• Exercise prompt:
Go through the listing and set it down exactly, leaving out its pictures.

• Available data:
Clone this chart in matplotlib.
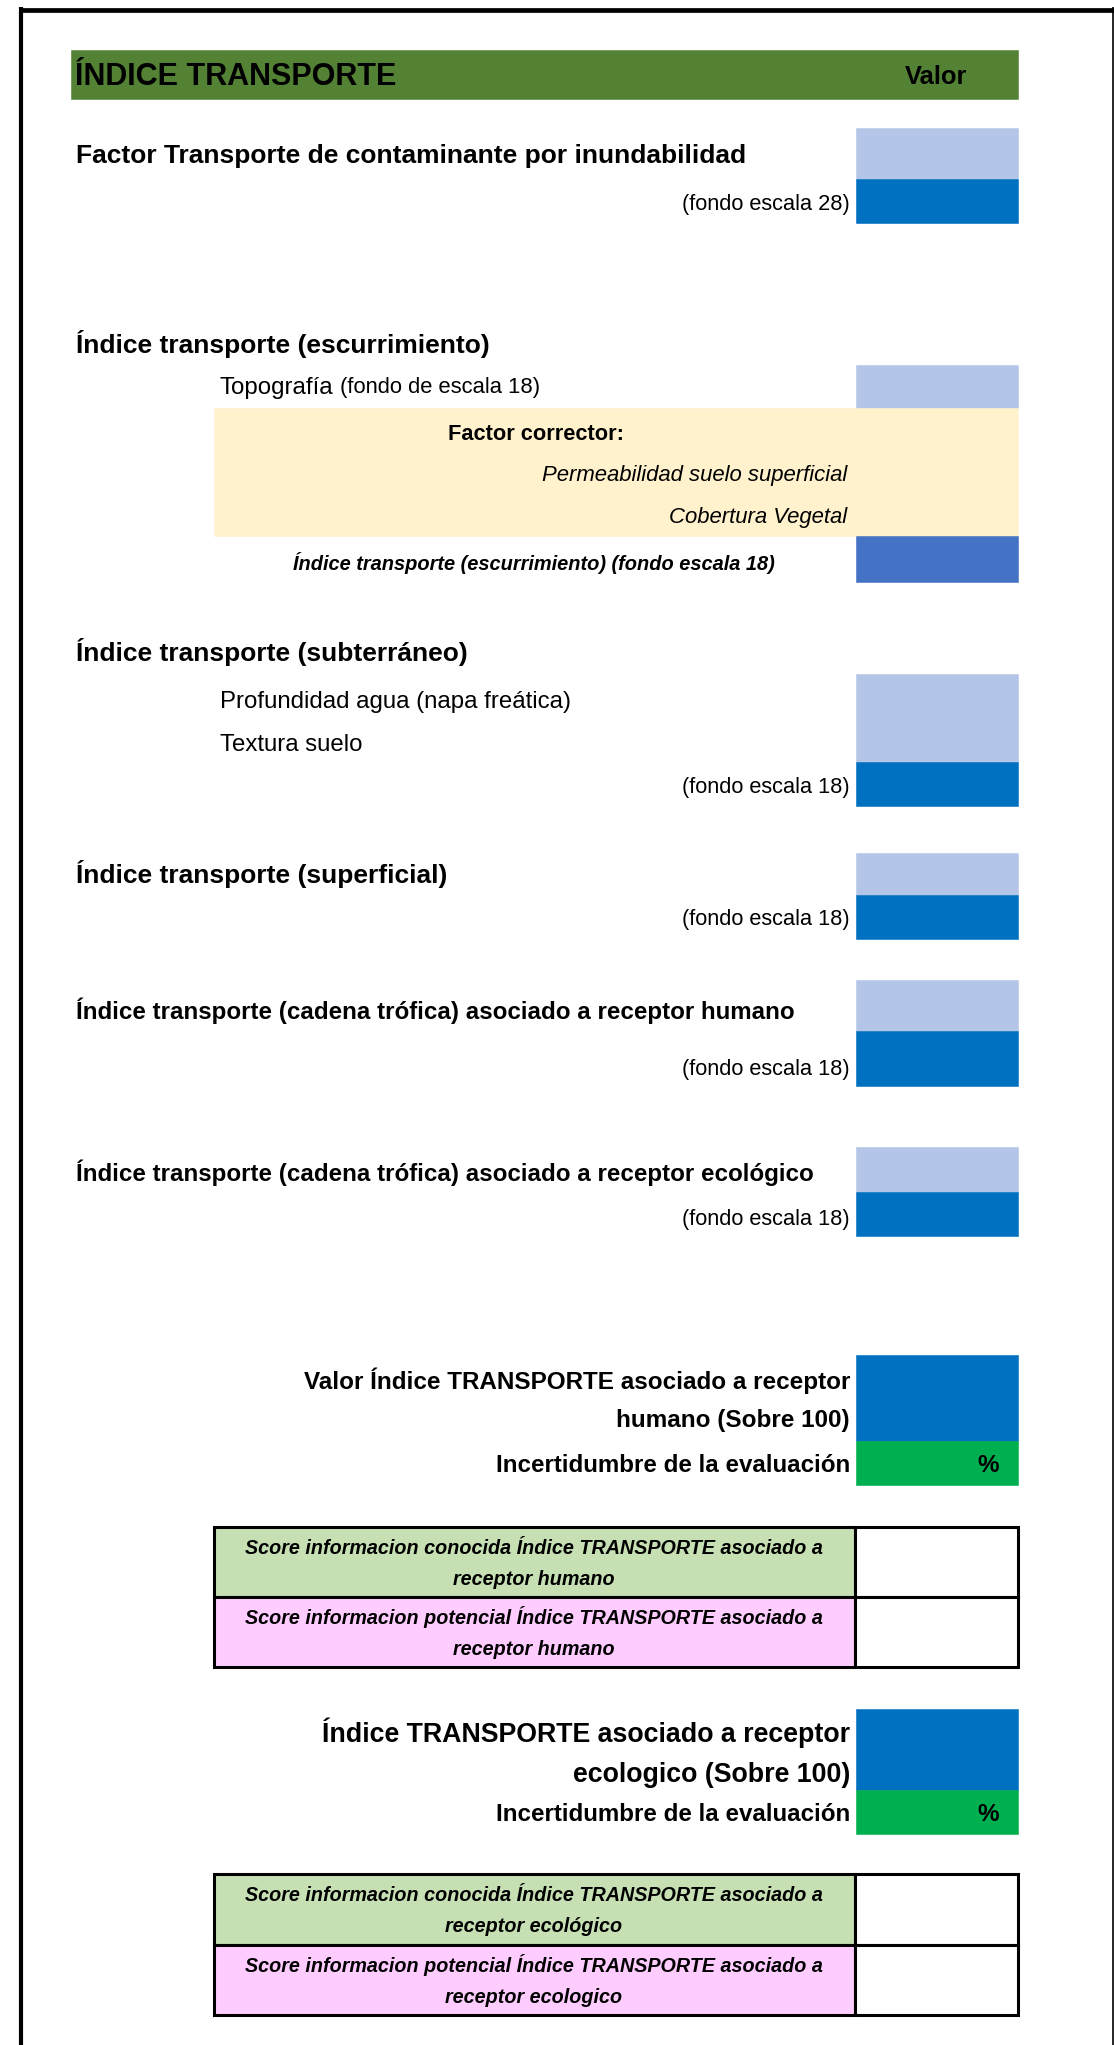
import matplotlib
matplotlib.use("Agg")
import matplotlib.pyplot as plt
from matplotlib.patches import Rectangle
from matplotlib import font_manager

# textos de la hoja
titulo = "ÍNDICE TRANSPORTE"
col_valor = "Valor"
secciones = [
    "Factor Transporte de contaminante por inundabilidad",
    "Índice transporte (escurrimiento)",
    "Índice transporte (subterráneo)",
    "Índice transporte (superficial)",
    "Índice transporte (cadena trófica) asociado a receptor humano",
    "Índice transporte (cadena trófica) asociado a receptor ecológico",
]
fondo_28 = "(fondo escala 28)"
fondo_18 = "(fondo escala 18)"
topografia = ["Topografía", "(fondo de escala 18)"]
factor_corrector = "Factor corrector:"
correctores = ["Permeabilidad suelo superficial", "Cobertura Vegetal"]
escurrimiento_total = "Índice transporte (escurrimiento) (fondo escala 18)"
subterraneo_items = ["Profundidad agua (napa freática)", "Textura suelo"]
resumen_humano = ["Valor Índice TRANSPORTE asociado a receptor", "humano (Sobre 100)"]
resumen_eco = ["Índice TRANSPORTE asociado a receptor", "ecologico (Sobre 100)"]
incertidumbre = "Incertidumbre de la evaluación"
pct = "%"
score_humano = [
    ["Score informacion conocida Índice TRANSPORTE asociado a", "receptor humano"],
    ["Score informacion potencial Índice TRANSPORTE asociado a", "receptor humano"],
]
score_eco = [
    ["Score informacion conocida Índice TRANSPORTE asociado a", "receptor ecológico"],
    ["Score informacion potencial Índice TRANSPORTE asociado a", "receptor ecologico"],
]

VERDE_OSC = "#548235"
AZUL_CLARO = "#B4C6E7"
AZUL = "#0070C0"
AZUL_MED = "#4472C4"
AMARILLO = "#FFF2CC"
VERDE = "#00B050"
VERDE_CLARO = "#C6E0B4"
ROSA = "#FFCCFF"

nombres = {f.name for f in font_manager.fontManager.ttflist}
if "Liberation Sans Narrow" in nombres:
    FUENTE, ESC = "Liberation Sans Narrow", 1.18
else:
    FUENTE, ESC = "Liberation Sans", 1.0

W, H = 1114, 2045
fig = plt.figure(figsize=(W / 100, H / 100), dpi=100)
ax = fig.add_axes([0, 0, 1, 1])
ax.set_xlim(0, W)
ax.set_ylim(H, 0)
ax.axis("off")


def txt(x, yc, s, size, ha="left", weight="normal", style="normal"):
    # yc = centro visual de las mayusculas
    size = size * ESC
    em = size * 100 / 72
    return ax.text(x, yc + 0.36 * em / ESC ** 0.3, s, fontsize=size, ha=ha, va="baseline",
                   fontweight=weight, fontstyle=style, family=FUENTE, color="black")


def caja(x0, y0, x1, y1, color, borde=None, lw=0):
    ax.add_patch(Rectangle((x0, y0), x1 - x0, y1 - y0, facecolor=color,
                           edgecolor=borde if borde else color, linewidth=lw if borde else 0.4))


# marco
ax.plot([19, W], [9.5, 9.5], color="black", lw=3.4, solid_capstyle="butt")
ax.plot([21, 21], [7, H], color="black", lw=3.0, solid_capstyle="butt")
ax.plot([1112.5, 1112.5], [7, H], color="black", lw=1.2, solid_capstyle="butt")

VX0, VX1 = 856, 1018   # columna de valores
LX = 76                # margen de etiquetas
RX = 850               # borde derecho de etiquetas

# encabezado
caja(71, 50, 1018, 99, VERDE_OSC)
txt(75, 74, titulo, 22, weight="bold")
txt(905, 75, col_valor, 18.4, weight="bold")

# 1 inundabilidad
caja(VX0, 128, VX1, 179, AZUL_CLARO)
caja(VX0, 179, VX1, 223, AZUL)
txt(LX, 153, secciones[0], 19, weight="bold")
txt(RX, 202, fondo_28, 15.7, ha="right")

# 2 escurrimiento
txt(LX, 343, secciones[1], 19, weight="bold")
caja(VX0, 365, VX1, 408, AZUL_CLARO)
t = txt(220, 385, topografia[0], 17.3)
fig.canvas.draw()
bb = t.get_window_extent().transformed(ax.transData.inverted())
txt(bb.x1 + 6, 385, topografia[1], 15.8)
caja(214, 408, 1018, 536, AMARILLO)
txt(536, 432, factor_corrector, 15.7, ha="center", weight="bold")
txt(847, 473, correctores[0], 15.9, ha="right", style="italic")
txt(847, 515, correctores[1], 15.9, ha="right", style="italic")
caja(VX0, 536, VX1, 582, AZUL_MED)
txt(534, 563, escurrimiento_total, 14.4, ha="center", weight="bold", style="italic")

# 3 subterraneo
txt(LX, 652, secciones[2], 19, weight="bold")
caja(VX0, 674, VX1, 762, AZUL_CLARO)
caja(VX0, 762, VX1, 806, AZUL)
txt(220, 699, subterraneo_items[0], 17.3)
txt(220, 742, subterraneo_items[1], 17.3)
txt(RX, 785, fondo_18, 15.7, ha="right")

# 4 superficial
txt(LX, 874, secciones[3], 19, weight="bold")
caja(VX0, 853, VX1, 895, AZUL_CLARO)
caja(VX0, 895, VX1, 939, AZUL)
txt(RX, 917, fondo_18, 15.7, ha="right")

# 5 cadena trofica humano
txt(LX, 1010, secciones[4], 17.4, weight="bold")
caja(VX0, 980, VX1, 1031, AZUL_CLARO)
caja(VX0, 1031, VX1, 1086, AZUL)
txt(RX, 1067, fondo_18, 15.7, ha="right")

# 6 cadena trofica ecologico
txt(LX, 1172, secciones[5], 17.4, weight="bold")
caja(VX0, 1147, VX1, 1192, AZUL_CLARO)
caja(VX0, 1192, VX1, 1236, AZUL)
txt(RX, 1217, fondo_18, 15.7, ha="right")


def resumen(lineas, size, y0, y_lineas, y_inc):
    caja(VX0, y0, VX1, y_inc - 22, AZUL)
    caja(VX0, y_inc - 22, VX1, y_inc + 22, VERDE)
    for s, yy in zip(lineas, y_lineas):
        txt(RX, yy, s, size, ha="right", weight="bold")
    txt(RX, y_inc, incertidumbre, 17.4, ha="right", weight="bold")
    txt(988, y_inc, pct, 17.4, ha="center", weight="bold")


def tabla(filas, y0, y1):
    ym = (y0 + y1) / 2
    for (ya, yb), color, lineas in zip([(y0, ym), (ym, y1)], [VERDE_CLARO, ROSA], filas):
        caja(214, ya, 855, yb, color, borde="black", lw=2.2)
        caja(855, ya, 1018, yb, "white", borde="black", lw=2.2)
        c = (ya + yb) / 2
        txt(534, c - 15, lineas[0], 14.2, ha="center", weight="bold", style="italic")
        txt(534, c + 16, lineas[1], 14.2, ha="center", weight="bold", style="italic")


resumen(resumen_humano, 17.5, 1355, [1380, 1418], 1463)
tabla(score_humano, 1527, 1667)
resumen(resumen_eco, 19.3, 1709, [1732, 1772], 1812)
tabla(score_eco, 1874, 2015)

fig.savefig("out.png", dpi=100)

• The completed task:
Clone this chart in matplotlib.
import matplotlib
matplotlib.use("Agg")
import matplotlib.pyplot as plt
from matplotlib.patches import Rectangle
from matplotlib import font_manager

# textos de la hoja
titulo = "ÍNDICE TRANSPORTE"
col_valor = "Valor"
secciones = [
    "Factor Transporte de contaminante por inundabilidad",
    "Índice transporte (escurrimiento)",
    "Índice transporte (subterráneo)",
    "Índice transporte (superficial)",
    "Índice transporte (cadena trófica) asociado a receptor humano",
    "Índice transporte (cadena trófica) asociado a receptor ecológico",
]
fondo_28 = "(fondo escala 28)"
fondo_18 = "(fondo escala 18)"
topografia = ["Topografía", "(fondo de escala 18)"]
factor_corrector = "Factor corrector:"
correctores = ["Permeabilidad suelo superficial", "Cobertura Vegetal"]
escurrimiento_total = "Índice transporte (escurrimiento) (fondo escala 18)"
subterraneo_items = ["Profundidad agua (napa freática)", "Textura suelo"]
resumen_humano = ["Valor Índice TRANSPORTE asociado a receptor", "humano (Sobre 100)"]
resumen_eco = ["Índice TRANSPORTE asociado a receptor", "ecologico (Sobre 100)"]
incertidumbre = "Incertidumbre de la evaluación"
pct = "%"
score_humano = [
    ["Score informacion conocida Índice TRANSPORTE asociado a", "receptor humano"],
    ["Score informacion potencial Índice TRANSPORTE asociado a", "receptor humano"],
]
score_eco = [
    ["Score informacion conocida Índice TRANSPORTE asociado a", "receptor ecológico"],
    ["Score informacion potencial Índice TRANSPORTE asociado a", "receptor ecologico"],
]

VERDE_OSC = "#548235"
AZUL_CLARO = "#B4C6E7"
AZUL = "#0070C0"
AZUL_MED = "#4472C4"
AMARILLO = "#FFF2CC"
VERDE = "#00B050"
VERDE_CLARO = "#C6E0B4"
ROSA = "#FFCCFF"

nombres = {f.name for f in font_manager.fontManager.ttflist}
if "Liberation Sans Narrow" in nombres:
    FUENTE, ESC = "Liberation Sans Narrow", 1.18
else:
    FUENTE, ESC = "Liberation Sans", 1.0

W, H = 1114, 2045
fig = plt.figure(figsize=(W / 100, H / 100), dpi=100)
ax = fig.add_axes([0, 0, 1, 1])
ax.set_xlim(0, W)
ax.set_ylim(H, 0)
ax.axis("off")


def txt(x, yc, s, size, ha="left", weight="normal", style="normal"):
    # yc = centro visual de las mayusculas
    size = size * ESC
    em = size * 100 / 72
    return ax.text(x, yc + 0.36 * em / ESC ** 0.3, s, fontsize=size, ha=ha, va="baseline",
                   fontweight=weight, fontstyle=style, family=FUENTE, color="black")


def caja(x0, y0, x1, y1, color, borde=None, lw=0):
    ax.add_patch(Rectangle((x0, y0), x1 - x0, y1 - y0, facecolor=color,
                           edgecolor=borde if borde else color, linewidth=lw if borde else 0.4))


# marco
ax.plot([19, W], [9.5, 9.5], color="black", lw=3.4, solid_capstyle="butt")
ax.plot([21, 21], [7, H], color="black", lw=3.0, solid_capstyle="butt")
ax.plot([1112.5, 1112.5], [7, H], color="black", lw=1.2, solid_capstyle="butt")

VX0, VX1 = 856, 1018   # columna de valores
LX = 76                # margen de etiquetas
RX = 850               # borde derecho de etiquetas

# encabezado
caja(71, 50, 1018, 99, VERDE_OSC)
txt(75, 74, titulo, 22, weight="bold")
txt(905, 75, col_valor, 18.4, weight="bold")

# 1 inundabilidad
caja(VX0, 128, VX1, 179, AZUL_CLARO)
caja(VX0, 179, VX1, 223, AZUL)
txt(LX, 153, secciones[0], 19, weight="bold")
txt(RX, 202, fondo_28, 15.7, ha="right")

# 2 escurrimiento
txt(LX, 343, secciones[1], 19, weight="bold")
caja(VX0, 365, VX1, 408, AZUL_CLARO)
t = txt(220, 385, topografia[0], 17.3)
fig.canvas.draw()
bb = t.get_window_extent().transformed(ax.transData.inverted())
txt(bb.x1 + 6, 385, topografia[1], 15.8)
caja(214, 408, 1018, 536, AMARILLO)
txt(536, 432, factor_corrector, 15.7, ha="center", weight="bold")
txt(847, 473, correctores[0], 15.9, ha="right", style="italic")
txt(847, 515, correctores[1], 15.9, ha="right", style="italic")
caja(VX0, 536, VX1, 582, AZUL_MED)
txt(534, 563, escurrimiento_total, 14.4, ha="center", weight="bold", style="italic")

# 3 subterraneo
txt(LX, 652, secciones[2], 19, weight="bold")
caja(VX0, 674, VX1, 762, AZUL_CLARO)
caja(VX0, 762, VX1, 806, AZUL)
txt(220, 699, subterraneo_items[0], 17.3)
txt(220, 742, subterraneo_items[1], 17.3)
txt(RX, 785, fondo_18, 15.7, ha="right")

# 4 superficial
txt(LX, 874, secciones[3], 19, weight="bold")
caja(VX0, 853, VX1, 895, AZUL_CLARO)
caja(VX0, 895, VX1, 939, AZUL)
txt(RX, 917, fondo_18, 15.7, ha="right")

# 5 cadena trofica humano
txt(LX, 1010, secciones[4], 17.4, weight="bold")
caja(VX0, 980, VX1, 1031, AZUL_CLARO)
caja(VX0, 1031, VX1, 1086, AZUL)
txt(RX, 1067, fondo_18, 15.7, ha="right")

# 6 cadena trofica ecologico
txt(LX, 1172, secciones[5], 17.4, weight="bold")
caja(VX0, 1147, VX1, 1192, AZUL_CLARO)
caja(VX0, 1192, VX1, 1236, AZUL)
txt(RX, 1217, fondo_18, 15.7, ha="right")


def resumen(lineas, size, y0, y_lineas, y_inc):
    caja(VX0, y0, VX1, y_inc - 22, AZUL)
    caja(VX0, y_inc - 22, VX1, y_inc + 22, VERDE)
    for s, yy in zip(lineas, y_lineas):
        txt(RX, yy, s, size, ha="right", weight="bold")
    txt(RX, y_inc, incertidumbre, 17.4, ha="right", weight="bold")
    txt(988, y_inc, pct, 17.4, ha="center", weight="bold")


def tabla(filas, y0, y1):
    ym = (y0 + y1) / 2
    for (ya, yb), color, lineas in zip([(y0, ym), (ym, y1)], [VERDE_CLARO, ROSA], filas):
        caja(214, ya, 855, yb, color, borde="black", lw=2.2)
        caja(855, ya, 1018, yb, "white", borde="black", lw=2.2)
        c = (ya + yb) / 2
        txt(534, c - 15, lineas[0], 14.2, ha="center", weight="bold", style="italic")
        txt(534, c + 16, lineas[1], 14.2, ha="center", weight="bold", style="italic")


resumen(resumen_humano, 17.5, 1355, [1380, 1418], 1463)
tabla(score_humano, 1527, 1667)
resumen(resumen_eco, 19.3, 1709, [1732, 1772], 1812)
tabla(score_eco, 1874, 2015)

fig.savefig("out.png", dpi=100)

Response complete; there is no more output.